Over the past decade, the biggest tech companies came to feel less like traditional corporations and more like quasi-states: borderless empires whose decisions increasingly had geopolitical consequences, to the growing frustration of the nation states in which they operate.

During the rise of former President Trump and other authoritarians around the world, global attention sensibly focused on the worst aspects of this arrangement. As they grew, companies acquired a vast civic responsibility they were reluctant to accept. The platforms were motivated primarily by growth and profits, and many were structured to make their leaders unaccountable even to their own boards. In the meantime, platforms were exploited by adversaries — along with domestic politicians, led by Trump — spreading lies and sowing dissent in the United States and abroad.

From 2016 to 2021, then, it was only natural that pro-democracy forces largely came to believe that social networks could only have a corrosive effect on the world. Algorithms built to identify and promote the angriest and most outrageous sentiments would, over time, polarize populations and pave the way for their countries to be taken over by strongmen. Weak, largely outsourced content moderation would make it easy for authoritarians to rule through misinformation and incitements to violence. Social networks seemed to play a key role in democracy’s doom loop.
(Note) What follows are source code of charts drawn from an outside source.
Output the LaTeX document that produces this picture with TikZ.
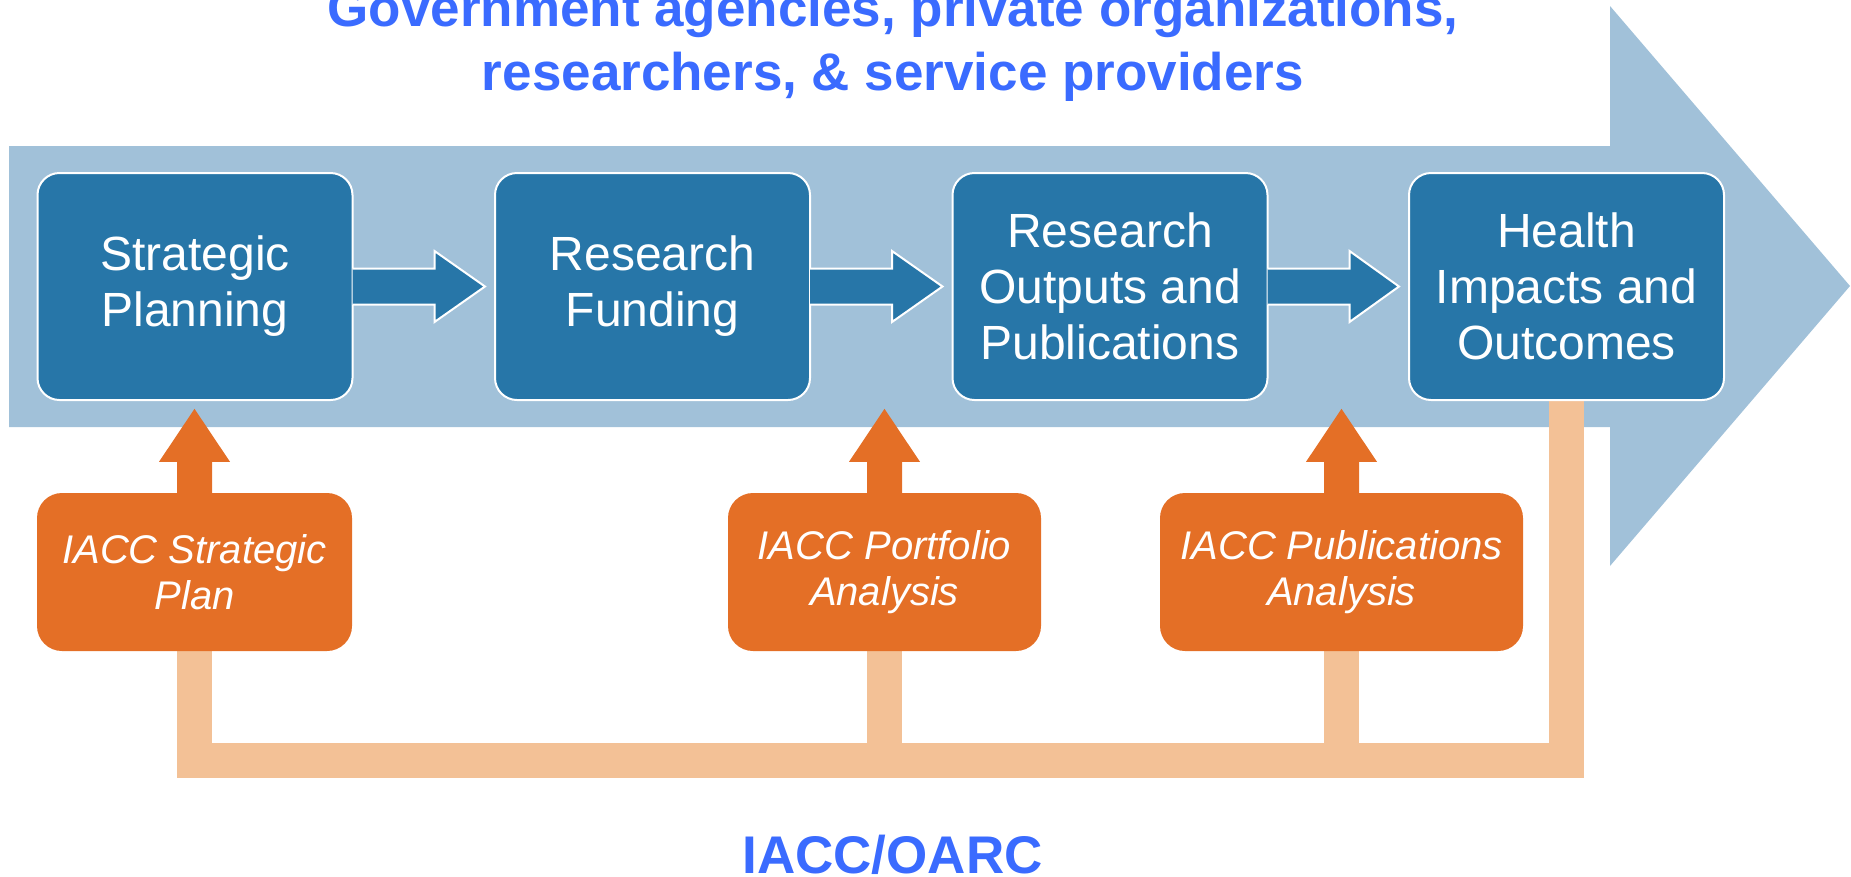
\documentclass[tikz,border=0pt]{standalone}
\usepackage{fontspec}
\setmainfont{Liberation Sans}
\usetikzlibrary{calc}
\definecolor{bandc}{HTML}{A1C1D9}
\definecolor{boxc}{HTML}{2776A8}
\definecolor{orgc}{HTML}{E46F26}
\definecolor{feedc}{HTML}{F3C196}
\definecolor{titlec}{HTML}{3A6BFF}
\pgfdeclarelayer{bottomlayer}
\pgfdeclarelayer{background}
\pgfsetlayers{bottomlayer,background,main}
\newcommand\ToolArrowUp[1]{%
  \fill[toolarrow] ($(#1.north)+(-17.5,3)$) -- ($(#1.north)+(-17.5,-31)$) -- ($(#1.north)+(-35.5,-31)$) -- ($(#1.north)+(0,-84)$) -- ($(#1.north)+(35.5,-31)$) -- ($(#1.north)+(17.5,-31)$) -- ($(#1.north)+(17.5,3)$) -- cycle;}
\newcommand\FlowArrowRight[2]{%
  \path[flowarrow] ($(#1.east)+(-1,-18)$) -- ($(#1.east)+(81,-18)$) -- ($(#1.east)+(81,-35.5)$) -- ($(#2.west)+(-9,0)$) -- ($(#1.east)+(81,35.5)$) -- ($(#1.east)+(81,18)$) -- ($(#1.east)+(-1,18)$);}
\begin{document}
\begin{tikzpicture}[x=1pt,y=-1pt,
  stagebox/.style={draw=white, line width=2pt, fill=boxc, rounded corners=22pt, minimum width=315pt, minimum height=227pt, inner sep=0pt, align=center, text=white, font=\fontsize{48}{56}\selectfont},
  toolbox/.style={fill=orgc, rounded corners=25pt, minimum height=158pt, inner sep=0pt, align=center, text=white, font=\fontsize{40}{46}\selectfont\itshape},
  titletext/.style={text=titlec, font=\fontsize{53}{64}\selectfont\bfseries, inner sep=0pt, anchor=base},
  feedline/.style={draw=feedc, line width=35pt, line join=miter},
  flowarrow/.style={fill=boxc, draw=white, line width=2pt, line join=miter},
  toolarrow/.style={fill=orgc},
]
\useasboundingbox (0,0) rectangle (1851,876);
\begin{pgfonlayer}{bottomlayer}
\fill[bandc] (9,146) -- (1610,146) -- (1610,6) -- (1850,286) -- (1610,566) -- (1610,427) -- (9,427) -- cycle;
\end{pgfonlayer}
\coordinate (barY) at (0,760);
% stages
\node[stagebox] (b1) at (195,286.5) {Strategic\\Planning};
\node[stagebox] (b2) at (652.5,286.5) {Research\\Funding};
\node[stagebox] (b3) at (1110,286.5) {Research\\Outputs and\\Publications};
\node[stagebox] (b4) at (1566.5,286.5) {Health\\Impacts and\\Outcomes};
\FlowArrowRight{b1}{b2}
\FlowArrowRight{b2}{b3}
\FlowArrowRight{b3}{b4}
% tools
\node[toolbox, minimum width=315pt] (o1) at (194.5,572) {IACC Strategic\\Plan};
\node[toolbox, minimum width=313pt] (o2) at (884.5,572) {IACC Portfolio\\Analysis};
\node[toolbox, minimum width=363pt] (o3) at (1341.5,572) {IACC Publications\\Analysis};
\ToolArrowUp{o1}
\ToolArrowUp{o2}
\ToolArrowUp{o3}
% feedback
\begin{pgfonlayer}{background}
\draw[feedline] (o1.south) -- (o1.south |- barY) -- (b4.south |- barY) -- (b4.south);
\draw[feedline] (o2.south) -- (o2.south |- barY);
\draw[feedline] (o3.south) -- (o3.south |- barY);
\end{pgfonlayer}
% titles
\node[titletext] (top1) at (893,26) {Government agencies, private organizations,};
\node[titletext] (top2) at (893,90) {researchers, \& service providers};
\node[titletext] (bottom) at (892.5,873) {IACC/OARC};
\end{tikzpicture}
\end{document}
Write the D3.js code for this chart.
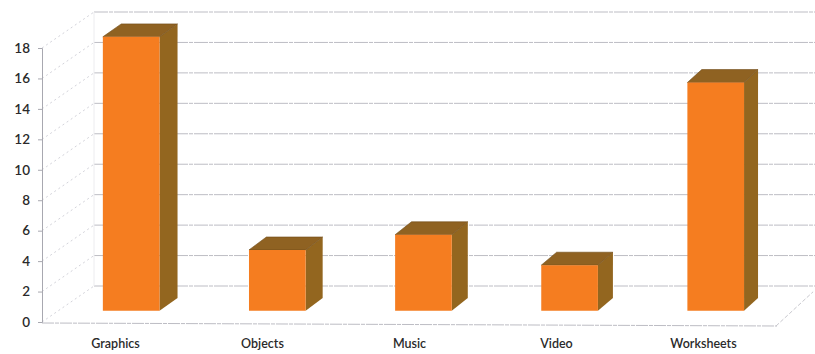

Perhaps they still will. But it has been striking, watching the horrific invasion of Ukraine that Vladimir Putin’s Russia began on Thursday, the degree to which social networks have been used in efforts to preserve democracy.

After being widely credited for Trump’s election in 2016, and preparing to initiate the biggest war of the social network era, Russia might have been expected to excel at information warfare. Instead, like the rest of the war, it has gone quite badly for them. It is Ukraine that has been masterful in its use of social media — and while that may not prove decisive in whether or not it overcomes Russia’s superior military, at the very least it complicates our understanding of big tech and democracy.

Today, let’s talk about how.

Start with the broader context. The United States played a critical role in damaging Putin’s credibility before the war even began. US intelligence agencies understood that an invasion was coming, the Biden administration shared that information publicly, and in doing so removed both Putin’s ability to launch a surprise attack and any efforts to create a phony pretext for doing so.

Those moves were not enough to prevent the invasion. But they did create a powerful trans-Atlantic alliance of democratic countries, creating a more unified front against authoritarianism than the world has seen in decades, and re-shaped the global order in a matter of days. Germany surprised the world by saying it would increase defense spending after decades of pacifism; famously neutral Switzerland said it would join the rest of the free world in applying economic sanctions to Russia; the European Union is sending jets to Ukraine.

At a time of plummeting trust in institutions, the collective force of these actions has been profound. There may be no greater depolarizing force on earth than a common enemy, and Russia’s murderous and erratic autocrat has given us one.

All of this is critical, I think, to understanding the moves platforms have made (and resisted making) over the past few days, and of the way the war has been received on those platforms. It is exceedingly rare to witness an event of such global importance in which the forces of good and evil are so clearly delineated. Everything we have seen on tech platforms so far is downstream of that.